By RICH FOLEY
I can’t believe they’re still offering the Chia Obama as a possible Christmas gift. I thought that bad idea would have disappeared with 2009’s after-Christmas sales, but it’s back. And now, it’s accompanied by the Chia Lincoln and Chia Washington.
It’s one thing to insult the current president, but to defile the memory of two of our most beloved chief executives by turning their heads into sprout factories? Besides, if you truly want to honor the current president, there’s a much more dignified choice.
The Danbury Mint is offering a Barack Obama porcelain collector doll.
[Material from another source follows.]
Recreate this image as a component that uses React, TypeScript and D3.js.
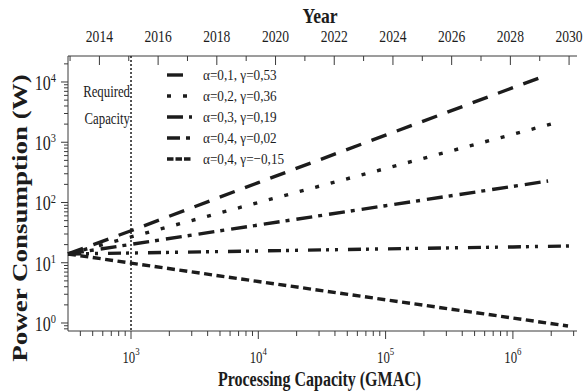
import React from "react";
import * as d3 from "d3";

// ---- data ----
const legendLabels = [
  "α=0,1, γ=0,53",
  "α=0,2, γ=0,36",
  "α=0,3, γ=0,19",
  "α=0,4, γ=0,02",
  "α=0,4, γ=−0,15",
];
const cap1 = [320, 1e3, 1e4, 1e5, 1e6, 1.85e6];
const pow1 = [14, 34, 214, 1310, 8040, 13000];
const cap2 = [320, 1e3, 1e4, 1e5, 1e6, 2.14e6];
const pow2 = [14, 26.8, 100, 367, 1355, 2090];
const cap3 = [320, 1e3, 1e4, 1e5, 1e6, 1.89e6];
const pow3 = [14, 20.2, 42.3, 88.5, 185, 227];
const cap4 = [320, 1e3, 1e4, 1e5, 1e6, 2.81e6];
const pow4 = [14, 14.5, 15.7, 17, 18.3, 19];
const cap5 = [320, 1e3, 1e4, 1e5, 1e6, 2.71e6];
const pow5 = [14, 9.87, 4.88, 2.43, 1.21, 0.89];
const requiredCapacity = 1e3;
const xMajorTicks = [1e3, 1e4, 1e5, 1e6];
const xTickExp = ["3", "4", "5", "6"];
const yMajorTicks = [1, 10, 100, 1000, 10000];
const yTickExp = ["0", "1", "2", "3", "4"];
const yearTicks = [2014, 2016, 2018, 2020, 2022, 2024, 2026, 2028, 2030];

const dashes = ["16,11", "4,12", "16,6,4,7", "13,5,3,6,3,10", "8,4.5"];
const legendDashes = ["16,11", "4,12", "16,6,4,7", "13,6,4,8", "6.5,2"];

const FONT = "'Liberation Serif', 'Times New Roman', Times, serif";
const INK = "#1c1c1c";
const AX = "#3a3a3a";

const W = 585;
const H = 392;
const L = 68, R = 577, T = 56, B = 331;

function Txt(props: any) {
  const { x, y, size, anchor = "start", bold = false, sx = 0.8, rot = false, children } = props;
  return (
    <text
      transform={`translate(${x},${y}) scale(${sx},1)${rot ? " rotate(-90)" : ""}`}
      fontFamily={FONT}
      fontSize={size}
      fontWeight={bold ? "bold" : "normal"}
      textAnchor={anchor}
      fill={INK}
    >
      {children}
    </text>
  );
}

export default function App() {
  const x = d3.scaleLog().domain([Math.pow(10, 2.505), Math.pow(10, 6.5035)]).range([L, R]);
  const y = d3.scaleLog().domain([Math.pow(10, -0.1328), Math.pow(10, 4.4315)]).range([B, T]);
  const yr = d3.scaleLinear().domain([2012.93, 2030.27]).range([L, R]);

  const caps = [cap1, cap2, cap3, cap4, cap5];
  const pows = [pow1, pow2, pow3, pow4, pow5];
  const line = d3
    .line<[number, number]>()
    .x((d) => x(d[0]))
    .y((d) => y(d[1]));

  const xMinor: number[] = [];
  for (let e = 2; e <= 6; e++) {
    for (let k = 1; k <= 9; k++) {
      const v = k * Math.pow(10, e);
      const [a, b] = x.domain();
      if (v >= a && v <= b) xMinor.push(v);
    }
  }
  const yMinor: number[] = [];
  for (let e = -1; e <= 4; e++) {
    for (let k = 1; k <= 9; k++) {
      const v = k * Math.pow(10, e);
      const [a, b] = y.domain();
      if (v >= a && v <= b) yMinor.push(v);
    }
  }
  const yearMinor = d3.range(2013, 2031);

  const legendY = [75, 96, 117, 138, 159];
  const legX0 = 167, legX1 = 192;

  return (
    <svg width={W} height={H} style={{ position: "absolute", left: 0, top: 0, background: "#fff" }}>
      <rect x={0} y={0} width={W} height={H} fill="#fff" />
      {/* axes lines */}
      <line x1={L} x2={R} y1={B} y2={B} stroke={AX} strokeWidth={1} />
      <line x1={L} x2={R} y1={T} y2={T} stroke={AX} strokeWidth={1} />
      <line x1={L} x2={L} y1={T} y2={B} stroke={AX} strokeWidth={1} />

      {/* bottom ticks (outward) */}
      {xMinor.map((v, i) => {
        const major = xMajorTicks.includes(v);
        return (
          <line key={"xm" + i} x1={x(v)} x2={x(v)} y1={B} y2={B + (major ? 8 : 5)} stroke={AX} strokeWidth={1} />
        );
      })}
      {xMajorTicks.map((v, i) => (
        <text key={"xl" + i} transform={`translate(${x(v)},363) scale(0.8,1)`} fontFamily={FONT} fontSize={16} textAnchor="middle" fill={INK}>
          <tspan>10</tspan>
          <tspan dy={-8} fontSize={11}>{xTickExp[i]}</tspan>
        </text>
      ))}

      {/* left ticks (outward) */}
      {yMinor.map((v, i) => {
        const major = yMajorTicks.includes(v);
        return (
          <line key={"ym" + i} x1={L - (major ? 7 : 4)} x2={L} y1={y(v)} y2={y(v)} stroke={AX} strokeWidth={1} />
        );
      })}
      {yMajorTicks.map((v, i) => (
        <text key={"yl" + i} transform={`translate(56,${y(v) + 8}) scale(0.8,1)`} fontFamily={FONT} fontSize={20} textAnchor="end" fill={INK}>
          <tspan>10</tspan>
          <tspan dy={-8} fontSize={13}>{yTickExp[i]}</tspan>
        </text>
      ))}

      {/* top year axis (ticks inward) */}
      {yearMinor.map((v) => {
        const major = yearTicks.includes(v);
        return (
          <line key={"yr" + v} x1={yr(v)} x2={yr(v)} y1={T} y2={T + (major ? 9 : 5)} stroke={AX} strokeWidth={1} />
        );
      })}
      {yearTicks.map((v) => (
        <Txt key={"yt" + v} x={yr(v)} y={41.5} size={17} anchor="middle">
          {String(v)}
        </Txt>
      ))}

      {/* required capacity line */}
      <line
        x1={x(requiredCapacity)}
        x2={x(requiredCapacity)}
        y1={T}
        y2={B}
        stroke={INK}
        strokeWidth={1.5}
        strokeDasharray="2,2"
      />
      <Txt x={x(requiredCapacity) - 1} y={97} size={16} anchor="end">Required</Txt>
      <Txt x={x(requiredCapacity) - 1} y={124} size={16} anchor="end">Capacity</Txt>

      {/* series */}
      {caps.map((c, i) => (
        <path
          key={"s" + i}
          d={line(c.map((v, j) => [v, pows[i][j]] as [number, number])) || ""}
          fill="none"
          stroke={INK}
          strokeWidth={3.4}
          strokeDasharray={dashes[i]}
        />
      ))}

      {/* legend */}
      {legendLabels.map((lab, i) => (
        <g key={"lg" + i}>
          <line x1={legX0} x2={legX1} y1={legendY[i]} y2={legendY[i]} stroke={INK} strokeWidth={3.4} strokeDasharray={legendDashes[i]} />
          <Txt x={203} y={legendY[i] + 4.5} size={15.5} sx={0.85}>
            {lab}
          </Txt>
        </g>
      ))}

      {/* titles */}
      <Txt x={320} y={23} size={22} anchor="middle" bold>
        Year
      </Txt>
      <Txt x={319.5} y={386} size={20} anchor="middle" bold>
        Processing Capacity (GMAC)
      </Txt>
      <Txt x={27} y={218} size={27} anchor="middle" bold rot>
        Power Consumption (W)
      </Txt>
    </svg>
  );
}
It’s 16 and a half inches tall and supposedly “bears a stunning resemblance...while accentuating his confident bearing and calm demeanor.” Just $158, it comes with a “hand-numbered bottom stamp,” apparently stamped on his...OK, forget I said it was dignified.
And don’t forget to buy a present or two for your pet, if you must. But please skip the Tire Biter chew toy. Start encouraging your dog to chew on tires and you’ll walk outside some morning and find a flat Firestone or two on your car, courtesy of Fido’s teeth.
But this is just the tip of the iceberg when it comes to weird gifts. A couple of weeks ago, I thought I saw an ad for a website called Stupid.com with odd gifts, but never saw it repeated. Not sure if it was just a dream, I looked for the site and found it was real, tasteless, and hilarious.
After all, who wouldn’t like, say, a Barf Bags of the World Poster? Or, maybe, a Vibrating Head Massager? Or how about a pair of Freudian Slippers, guaranteed to make your feet look like Sigmund Freud, sort of. Then there’s the Pooping Santa Claus. Even the Stupid.com people are somewhat conflicted about this item.
“Sometimes the guy who says ‘Ho, Ho, Ho’ has to ‘Go, Go, Go,’” starts the description. “We can’t claim this is the most tasteful thing we sell. In fact, it might be one of the lowest. Frankly, we’re ashamed of ourselves...but we’re offering it anyway.”
Another candidate for low taste might be the Toilet Mug, a 12 ounce ceramic mug that resembles...well, a toilet obviously. Or how about an Electronic Yodeling Pickle? A Wind-up Walking Light Bulb? Talking Toilet Paper Dispenser? I’ve got it, the Musical Washboard Tie!
Much higher in respectability would be the Jesus Saves Bank. The description offers this bonus: “Though it’s only made from hard rubber, your money is safe here. What thief would dare steal a bank shaped like a praying Jesus? More likely, he’ll drop in a few coins of his own, beg forgiveness, and be on his way.”
One Jesus bank buyer offered this review: “Gave it to my 60 year old brother. For the rest of the evening, he would glance at it and say, ‘That is just wrong.’ It was perfect!”
Need two different Jesus gifts? There’s also a Jesus Shaves Coffee Mug. Different religion? Then how about a Chewish Dog Toy for Jewish Dogs?
The site has a wide variety of political gag gifts, starting with the Obama’s Last Day Countdown Clock. I used to see similar items for sale with George W. Bush as the inspiration. Now, it’s Obama’s turn.
There’s also Nancy Pelosi Toilet Paper, a Hillary Clinton Nutcracker, Bill Clinton Corkscrew and in the clearance section, a John McCain Mask. Other than her own toilet paper, there doesn’t seem to be much in the way of Sarah Palin items, which gives me an idea.
How about a Sarah Palin Mrs. Potato Head? I can’t believe the folks at Potato Head World Headquarters haven’t already thought of this. They could even give you choices of wardrobe. I wonder how much they’ll pay me for the idea?
And don’t take it personally if you own any of these items. Last year, I made fun of the Snuggie, only to find out later that one of my friends actually owned one. That won’t be the case with the Sarah Palin Mrs. Potato Head, at least not yet.
And the Stupid.com site already has the perfect accessory for when the Palin Potato Head hits the market: Nacho Cheese Flavor Lip Balm. Potatoes and cheese, with the addition of a few sprouts from your Chia Obama. That would be the ideal combination for everyone on your Christmas list. Next year’s list, that is. For now, I’ll take that yodeling pickle.